258. Briefing Memorandum From Acting Assistant Secretary of State for Near Eastern and South Asian Affairs (Saunders) to the Under Secretary of State for Political Affairs (Sisco)1 2


The reports of trouble in Sikkim come as no surprise. It has been clear for more than a month that forces supporting Sikkimese Chief Minister Dorji and those behind the Chogyal were moving toward a showdown. According to press reports, India has now forcibly disarmed the Palace Guards, the last vestige of real power left to the Chogyal; and we believe it probable his days are numbered.

Shortly before the amendment to the Indian constitution making Sikkim an associate state went into effect March 1, the Chogyal generated considerable criticism by his comments in Kathmandu (where he attended King Birendra’s oronation as a personal guest). He charged that Sikkim did not have a fully responsible government and declared he would leave “no stone unturned” in seeing Sikkim’s separate identity preserved.

With steadily increasing antagonism, the Sikkim Congress first staged demonstrations against his return to Sikkim, then called several times for his removal. Chief Minister Dorji also forbade members of the government from meeting with the Chogyal and refused to talk with him directly. There have also been charges that the Chogyal’s Palace Guard was being used to undermine Dorji or even to assassinate him. India’s Foreign Secretary Kewal Singh recently visited Gangtok and the GOI subsequently warned the Chogyal not to “interfere” with the democratic process in Sikkim.

We have no information on a “coup” reported in a ham radio broadcast from the Sikkim [Page 2] Palace and picked up in Tehran.
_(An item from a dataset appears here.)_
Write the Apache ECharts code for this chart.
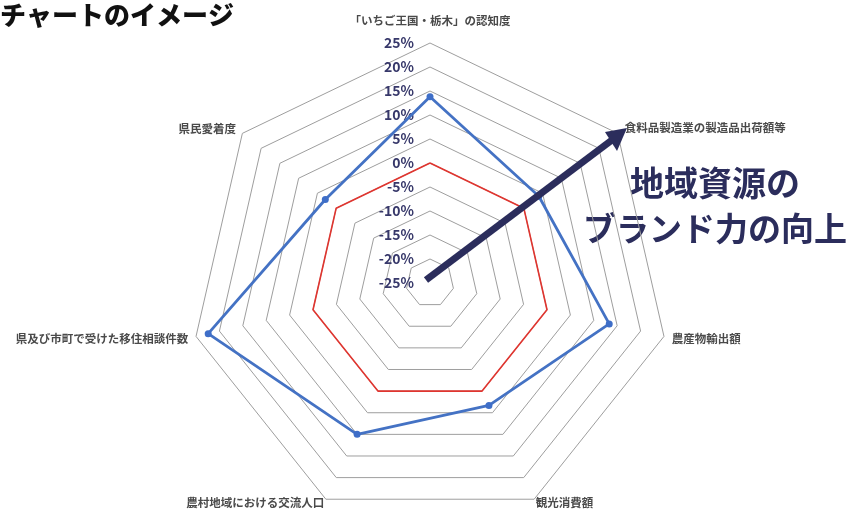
<!DOCTYPE html>
<html>
<head>
<meta charset="utf-8">
<script src="https://cdn.jsdelivr.net/npm/echarts@6/dist/echarts.min.js"></script>
<style>
html,body{margin:0;padding:0;background:#fff;}
#main{width:850px;height:509px;}
</style>
</head>
<body>
<div id="main"></div>
<script>
// Indicators listed clockwise from the top, as in the reference.
const indicatorNames = [
  '「いちご王国・栃木」の認知度',
  '食料品製造業の製造品出荷額等',
  '農産物輸出額',
  '観光消費額',
  '農村地域における交流人口',
  '県及び市町で受けた移住相談件数',
  '県民愛着度'
];
const blueValues = [13.8, 4, 13.3, 3.3, 10, 22.4, 2.9];
const redValues = [0, 0, 0, 0, 0, 0, 0];
const axisMin = -25;
const axisMax = 25;
const axisStep = 5;
const titleText = 'チャートのイメージ';
const calloutLines = ['地域資源の', 'ブランド力の向上'];

// Layout (name gap per indicator, clockwise order)
const nameGaps = [17, 9, 8, 4, 4, 8, 8];

const FONT = '"Noto Sans CJK JP", "Noto Sans", sans-serif';
const navy = '#2b2d5c';

// ECharts radar runs counter-clockwise; reorder so the drawing is clockwise.
const order = [0].concat(indicatorNames.map((_, i) => i).slice(1).reverse());
const reorder = arr => order.map(i => arr[i]);

const chart = echarts.init(document.getElementById('main'));

const indicators = order.map((i, k) => {
  const o = { name: indicatorNames[i], min: axisMin, max: axisMax, nameGap: nameGaps[i] };
  if (k === 0) o.axisLabel = { show: true };
  return o;
});

chart.setOption({
  animation: false,
  backgroundColor: '#fff',
  radar: {
    center: [430, 283],
    radius: 240,
    startAngle: 90,
    shape: 'polygon',
    splitNumber: (axisMax - axisMin) / axisStep,
    indicator: indicators,
    nameGap: 8,
    axisName: {
      color: '#4a4a4a',
      fontSize: 11.5,
      fontWeight: 'bold',
      fontFamily: FONT
    },
    axisLine: { show: false },
    axisTick: { show: false },
    splitArea: { show: false },
    splitLine: { lineStyle: { color: '#9e9e9e', width: 1 } },
    axisLabel: {
      show: false,
      formatter: v => v + '%',
      color: '#37386a',
      fontSize: 14,
      fontWeight: 'bold',
      fontFamily: FONT,
      margin: 16
    }
  },
  series: [
    {
      type: 'radar',
      silent: true,
      symbol: 'none',
      z: 2,
      lineStyle: { color: '#e0352f', width: 1.6 },
      data: [{ value: reorder(redValues) }]
    },
    {
      type: 'radar',
      silent: true,
      symbol: 'circle',
      symbolSize: 7,
      z: 3,
      itemStyle: { color: '#3e6ec8' },
      lineStyle: { color: '#4472c4', width: 2.8 },
      data: [{ value: reorder(blueValues) }]
    }
  ],
  graphic: [
    {
      type: 'text',
      left: 0,
      top: 2,
      style: {
        text: titleText,
        font: '900 26px ' + FONT,
        fill: '#111'
      }
    },
    {
      type: 'text',
      x: 715,
      y: 183,
      style: {
        text: calloutLines[0],
        font: 'bold 34px ' + FONT,
        fill: navy,
        align: 'center',
        verticalAlign: 'middle'
      }
    },
    {
      type: 'text',
      x: 715,
      y: 228,
      style: {
        text: calloutLines[1],
        font: 'bold 33px ' + FONT,
        fill: navy,
        align: 'center',
        verticalAlign: 'middle'
      }
    },
    {
      type: 'line',
      z: 10,
      shape: { x1: 426, y1: 280, x2: 612, y2: 140 },
      style: { stroke: navy, lineWidth: 7 }
    },
    {
      type: 'polygon',
      z: 10,
      shape: { points: [[627, 128], [605, 132], [617, 151]] },
      style: { fill: navy }
    }
  ]
});
</script>
</body>
</html>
Our guess is that the broadcast may have been an effort by the Chogyal to generate international support to forestall the disarming of his guard. We assume Delhi will be reporting fully when the facts become clearer.

We can expect some press and Congressional interest here if the Chogyal is in fact removed, especially because his wife, the former Hope Cooke, is in the U.S. (She has made informal inquiries through intermediaries regarding procedures for her to remain here). There has been a steady stream of correspondence, for example, from a group called the Friends of Sikkim (Senator Pell and Congressman Symington are sponsors) urging us to raise the Sikkim affair at the UN. We have “held to the line that we are not involved in this problem and see no reason to change our position in light of current developments.

[Page 3]


Briefing Memorandum From the Assistant Secretary of State for Near Eastern and South Asian Affairs (Atherton) to the Under Secretary of State for Political Affairs (Sisco)


Further on Sikkim. The GOI seems to be moving quickly toward full absorption. The Sikkim Assembly is reportedly seeking to abolish the monarchy and to gain full Indian statehood. The Assembly has also apparently promised to put the question to some kind of referendum, but whether the Chogyal can hang on in Gangtok until then is a moot question. He may now be under some form of house arrest and the GOI will likely come down hard on him. In fact, in a meeting with Spike Dubs this afternoon, Indian DCM Eric Gonsalves said he expected the Chogyal to be removed and Sikkim fully merged with India quickly.

On an urgent basis we are reviewing the policy implications of such a development and preparing contingency press guidance as well as talking points for responding to Congressional inquiries. We are also looking into how we might handle a possible request for political asylum in the U.S. by the Chogyal.

  1. Source: National Archives, RG 59, NEA/INS Files: Lot 78 D 7, Sikkim. Confidential. It was drafted by Lorton, NEA/INS. Attached is Atherton’s April 10 addendum.
  2. Undersecretary Saunders reported on recent events leading up to the Sikkim Assembly’s attempt to abolish the office of Chogyal and integrate the territory into the Indian Union. Saunders reiterated that the United States was not involved in the political fate of Sikkim. In an addendum Assistant Secretary Atherton reported on India’s accelerating drive to annex the territory.